I looked down at the fag burn in my overcoat and called to mind these hitherto long-forgotten colleagues. Mr Flynn had recently left the priesthood, I remembered, and by his own admission was in a bit of a turmoil. Miss S. Pocock loved a party.

As I thought about my sacking notice, the focus of my gaze travelled down to the toes of my shoes and the clipped blades of cemetery grass standing between them. Then I looked across at Oscar’s new trainers, bought on eBay a few days before — ‘authentic’ New Balance trainers, size 1, ‘brand new with tags’, 20 quid including post and packing (rrp £44). And as I considered them, the sun came out and a shaft of sunlight shone horizontally between the gravestones and illuminated them. And I suddenly recognised that they were knock-offs. Fake.

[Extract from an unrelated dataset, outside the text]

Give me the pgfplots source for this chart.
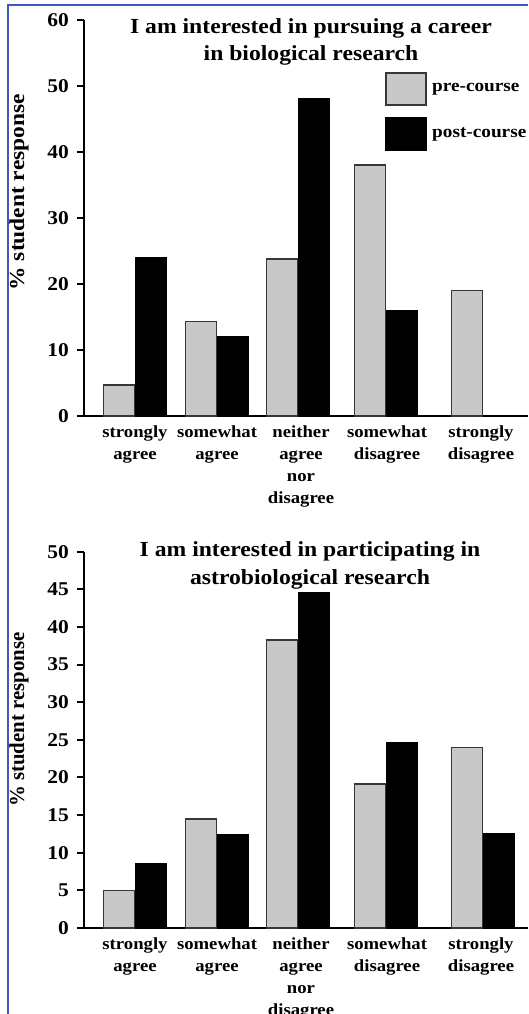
\documentclass[border=0pt]{standalone}
\usepackage{pgfplots}
\pgfplotsset{compat=1.18}
\usepackage{fontspec}
\setmainfont{Liberation Serif}[FakeStretch=1.1]
\definecolor{barpre}{RGB}{200,200,200}
\definecolor{edgepre}{RGB}{55,55,55}
\definecolor{frameblue}{RGB}{60,90,190}

\pgfplotsset{
  mybars/.style={
    scale only axis, width=444pt,
    xmin=84, xmax=528, ymin=0,
    axis x line=bottom, axis y line=left,
    axis line style={-, line width=2.8pt, black},
    xtick={135,217,301,387,481},
    xticklabels={{strongly\\agree},{somewhat\\agree},{neither\\agree\\nor\\disagree},{somewhat\\disagree},{strongly\\disagree}},
    x tick style={draw=none},
    y tick style={line width=2pt, black},
    tick align=outside, major tick length=7pt,
    yticklabel style={font=\fontsize{19.5}{21}\selectfont\bfseries, inner sep=0pt, xshift=-8pt},
    xticklabel style={font=\fontsize{17}{22}\selectfont\bfseries, align=center, anchor=north, inner sep=0pt, yshift=-3pt},
    /pgf/number format/assume math mode=true,
    clip=false,
  },
  prebar/.style={ybar, bar width=31, bar shift=0pt, fill=barpre, draw=edgepre, line width=1.6pt,
    legend image code/.code={\draw[fill=barpre, draw=edgepre, line width=2pt] (0pt,-17pt) rectangle (40pt,15pt);}},
  postbar/.style={ybar, bar width=31, bar shift=0pt, fill=black, draw=black, line width=1.6pt,
    legend image code/.code={\draw[fill=black, draw=black, line width=2pt] (0pt,-17pt) rectangle (40pt,15pt);}},
}

\begin{document}
\begin{tikzpicture}[x=1pt,y=1pt]
\useasboundingbox (0,0) rectangle (528,1014);
\draw[frameblue, line width=2pt] (8,0) -- (8,1009) -- (528,1009);

\begin{axis}[mybars, at={(84pt,598pt)}, anchor=south west, height=396pt,
  ymax=60, ytick={0,10,...,60},
  ylabel={\% student response},
  ylabel style={at={(axis cs:19,33.9)}, anchor=center, font=\fontsize{21.3}{23}\selectfont\bfseries},
  legend cell align=left,
  legend style={at={(axis cs:385,52.1)}, anchor=north west, draw=none, fill=none, inner sep=0pt,
    row sep=11pt, column sep=5pt, font=\fontsize{17.5}{19}\selectfont\bfseries, nodes={inner sep=0pt}},
]
\addplot[prebar] coordinates {(119,4.7) (201,14.3) (282,23.8) (370,38) (467,19)};
\addplot[postbar] coordinates {(151,24) (233,12) (314,48) (402,16) (499,0)};
\legend{pre-course, post-course}
\node[anchor=north, align=center, inner sep=0pt, font=\fontsize{21.5}{27}\selectfont\bfseries]
  at (axis cs:311,60.2) {I am interested in pursuing a career\\in biological research};
\end{axis}

\begin{axis}[mybars, at={(84pt,86pt)}, anchor=south west, height=376.3pt,
  ymax=50, ytick={0,5,...,50},
  ylabel={\scalebox{0.89}[1]{\% student response}},
  ylabel style={at={(axis cs:19,27.7)}, anchor=center, font=\fontsize{21.3}{23}\selectfont\bfseries},
]
\addplot[prebar] coordinates {(119,5) (201,14.5) (282,38.3) (370,19.1) (467,24)};
\addplot[postbar] coordinates {(151,8.5) (233,12.4) (314,44.5) (402,24.6) (499,12.5)};
\node[anchor=north, align=center, inner sep=0pt, font=\fontsize{21.5}{27.5}\selectfont\bfseries]
  at (axis cs:310,51.35) {I am interested in participating in\\astrobiological research};
\end{axis}
\end{tikzpicture}
\end{document}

There was no doubt about it. I’d tied his laces that morning but hadn’t paid the quality of the shoe much attention. But now they were in sunlight I could see how shoddy they were and how ludicrously inauthentic the authenticating letter ‘N’ was. And how badly stitched on it had been by some indentured child labourer. Yes, I’d been done. Again. So far this week I’d bought a ‘vintage leather’ wallet that turned out to be plastic; a summer jacket described as adult medium size that was too small even for Oscar; and a pair of slip-on ‘casual’ shoes with surprise steel toe caps.

Then from the unidentified source came the plangent sound of a bugler playing the ‘Last Post’. Two long minutes had passed and I’d barely given a thought to our fallen lads. Far from being ashamed of myself, however, I was so angry at being conned I determined to hit back with a few salvos of bad feedback the moment the service was ended.